Dünya şampiyonasına kilitlenmiş hazırlıklarını aralıksız sürdüren Görme engelli milli takım futbolcularımızla, yolculuk öncesinde daha yakından tanımak istedik. Mikrofonumuzu uzattığımız her futbolcumuzun kendisine ait çok özel bir hikayesi var… Görme engelli okullarında daha küçük yaşta başlayan futbol sevgisi, 2009 yılında ligin kurulması ile birlikte takımlar etrafında toplanmış.
Görme engelli futbolunu harekete geçiren olay ise, 2008 Londra Paralimpik olimpiyatları… Recep Aydeniz de görme engelli futbolundan ilk kez olimpiyatlarda televizyondan izlerken haberdar olmuş ve arkadaşlarını toplayıp bir takım kurmuş… O takım Recep’e milli takım formasına giden yolu açmış.
Futbol onların hayatında o denli önemli ki, yaşamlarını bu oyunun etrafında kurgularken pek çok fedakarlığı gönülden yapıyorlar. Çevrelerindeki dünyayı sarmalayan insanlar, onların bu tutku hikayesine hemen ellerini uzatıyorlar.

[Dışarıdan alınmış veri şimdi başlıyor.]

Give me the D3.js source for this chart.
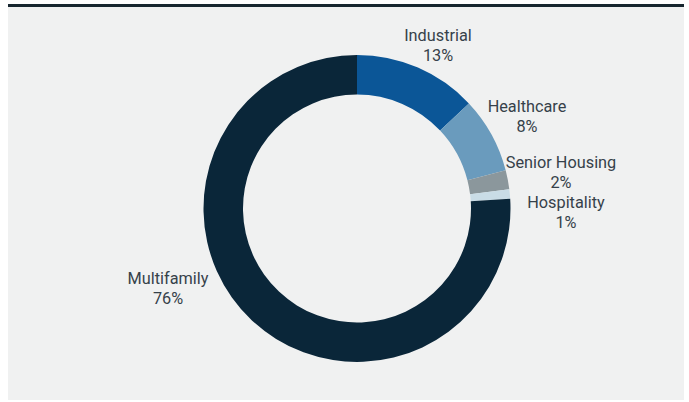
<!DOCTYPE html>
<html>
<head>
<meta charset="utf-8">
<script src="https://cdn.jsdelivr.net/npm/d3@7"></script>
<style>
  html, body { margin: 0; padding: 0; background: #ffffff; }
  svg { display: block; }
  text { font-family: Roboto, "Noto Sans", sans-serif; }
</style>
</head>
<body>
<svg id="chart" width="689" height="402"></svg>
<script>
// Portfolio allocation by property type (percent of total)
const categories = ["Industrial", "Healthcare", "Senior Housing", "Hospitality", "Multifamily"];
const shares = [13, 8, 2, 1, 76];
const sliceColors = ["#0b5697", "#6a9bbd", "#8b979c", "#c9dce6", "#0a2639"];

// Label anchors, given as offsets from the donut centre (first-line baseline)
const labelOffsets = [[81, -167.5], [170, -96.5], [204, -40.5], [209, -0.5], [-189, 75.5]];

const W = 689, H = 402;
const cx = 357, cy = 208.5;
const outerR = 153.5, innerR = 114;

const svg = d3.select("#chart");

// Card background and top rule
svg.append("rect")
  .attr("x", 8).attr("y", 6)
  .attr("width", 676).attr("height", 394)
  .attr("fill", "#f0f1f1");
svg.append("rect")
  .attr("x", 8).attr("y", 4)
  .attr("width", 676).attr("height", 3)
  .attr("fill", "#17262f");

const data = categories.map((c, i) => ({ name: c, value: shares[i], color: sliceColors[i], off: labelOffsets[i] }));

const pie = d3.pie()
  .value(d => d.value)
  .sort(null)
  .startAngle(0)
  .endAngle(2 * Math.PI);

const arc = d3.arc().innerRadius(innerR).outerRadius(outerR);

const g = svg.append("g").attr("transform", `translate(${cx},${cy})`);

g.selectAll("path.slice")
  .data(pie(data))
  .join("path")
  .attr("class", "slice")
  .attr("d", arc)
  .attr("fill", d => d.data.color);

// Category name and share under it
const labels = g.selectAll("text.lbl")
  .data(data)
  .join("text")
  .attr("class", "lbl")
  .attr("text-anchor", "middle")
  .attr("font-size", 16.3)
  .attr("fill", "#36414a");

labels.append("tspan")
  .attr("x", d => d.off[0])
  .attr("y", d => d.off[1])
  .text(d => d.name);

labels.append("tspan")
  .attr("x", d => d.off[0])
  .attr("y", d => d.off[1] + 20)
  .text(d => d.value + "%");
</script>
</body>
</html>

Görme engelli futbolunda antrenör ve kalecilerin ayrı bir yeri var. Oyunu ve futbolcuları sürekli yönlendirmek, futbolculara sesleriyle çevrelerindeki resmi çizmek sorumluluğunu üstleniyorlar. Bu durum takım içerisinde özel bir bağın kurulmasına ışık tutuyor.